Marin County Sheriff Robert Doyle re-elected

June 9, 2010 2:22:36 PM PDT
Marin County Sheriff Robert Doyle was re-elected with 60 percent of the vote, according to complete unofficial election results Tuesday night.

Doyle defeated Marin County Coroner Ken Holmes, who will lose his job as coroner.

Marin County Supervisor Susan Adams defeated former Assemblywoman and California Secretary of Education Kerry Mazzoni in the race for the District 1 seat. Adams got 52 percent of the vote, according to unofficial results.

When the Marin County Board of Supervisors voted in November to combine the offices of sheriff and coroner to save $400,000 a year, it meant Marin County would join forty-seven other counties with a joint Sheriff-Coroner's Office.

Holmes, 67, decided to challenge Doyle, 62, for Marin County Sheriff.

Doyle joined the sheriff's office 40 years ago and has been sheriff for 14 years.

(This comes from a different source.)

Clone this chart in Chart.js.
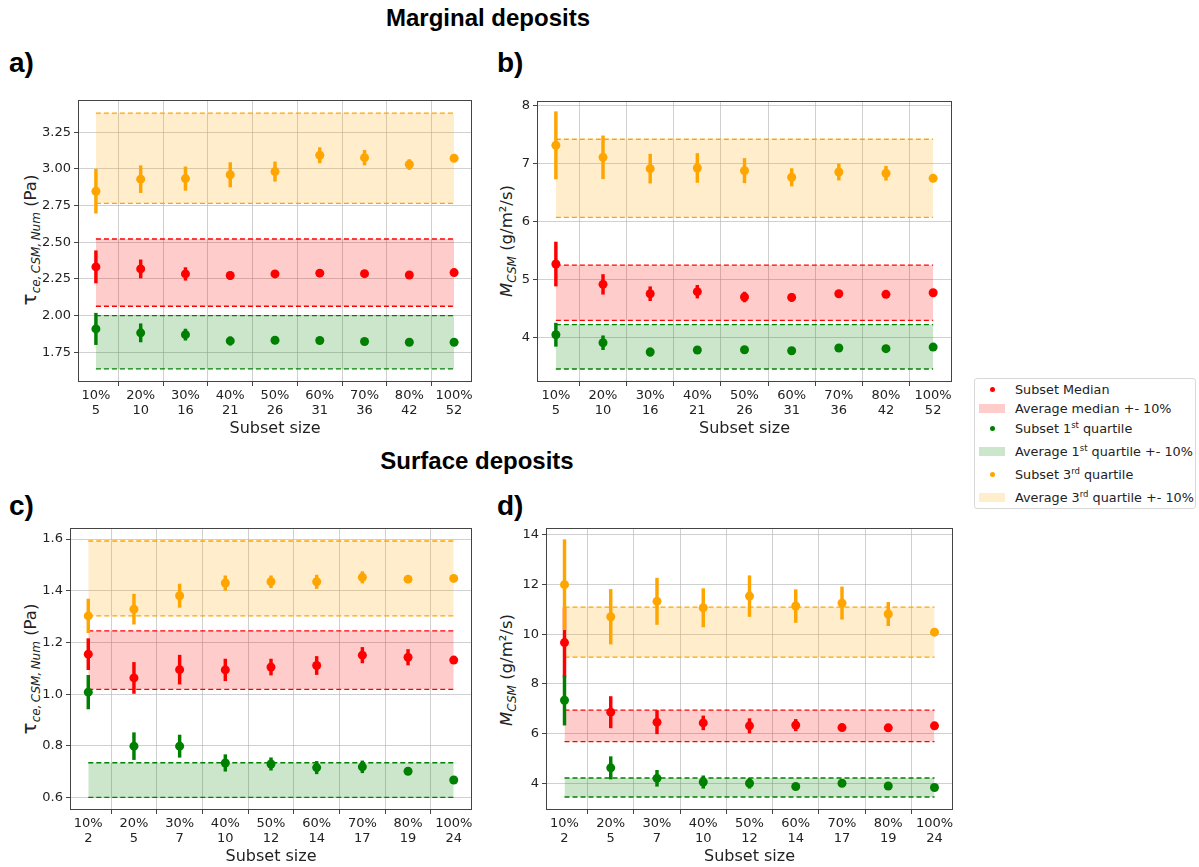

"I had the privilege of serving in each rank and as Undersheriff. I always conduct myself professionally, ethically and with integrity in my public and private life," Doyle said in his candidate's statement.

Doyle's office has 207 sworn deputies, 114 other law enforcement professionals and a $50 million budget.

Doyle said the sheriff's office can easily accommodate the coroner's office and create a more efficient county government.

"Marin County needs an experienced leader as their Sheriff; someone who understands law enforcement, our unique community and the complexity of an organization the size of the Marin County Sheriff's Office," Doyle said on his re-election website.

The seven-member Marin County coroner's office has a $1.5 million annual budget.

Holmes said his advanced certificates from the Commission on Peace Officer Standards and Training, qualified him to be elected sheriff and he said Doyle has no experience or training to act as coroner.

He said he has assisted three counties who consolidated both offices.

"I have the background, the experience, the knowledge and the administrative skills to provide a seamless melding of two vastly different functions," Holmes said on his re-election website.

In the supervisorial contest, Adams cited her efforts to adopt the Baylands Corridor to protect San Rafael's wetlands and to bring stronger control and oversight of the San Rafael Rock Quarry.

"Under my tenure, roads have been upgraded for universal access and safe bike and pedestrian pathways. Community shuttles now run in north San Rafael," Adams said in her candidate's statement.

Mazzoni said she opposes the Marin Energy Authority because the timing is wrong and she prefers increasing energy efficiency in homes and businesses.

"Programs for in-home health care for vulnerable seniors and funding for low-income children are on the chopping block yet the county has spent $2 million to create a risky energy bureaucracy," Mazzoni said in her candidate's statement.

She included a median barrier on state Highway 37, funding for restoration of the Bolinas Lagoon and the purchase of Millerton Point to expand Tomales Bay State Park among her accomplishments.

In Ross, attorney P. Rupert Russell and community volunteer Carla Small won election to the Ross Town Council. They defeated Mark Fritz and Iris Winey.

Small got 358 votes, Russell 263, Winey 173 and Fritts 168 votes, according to unofficial results.

Councilmen Michael Collins Skall and William Ronald Cahill did not run for re-election.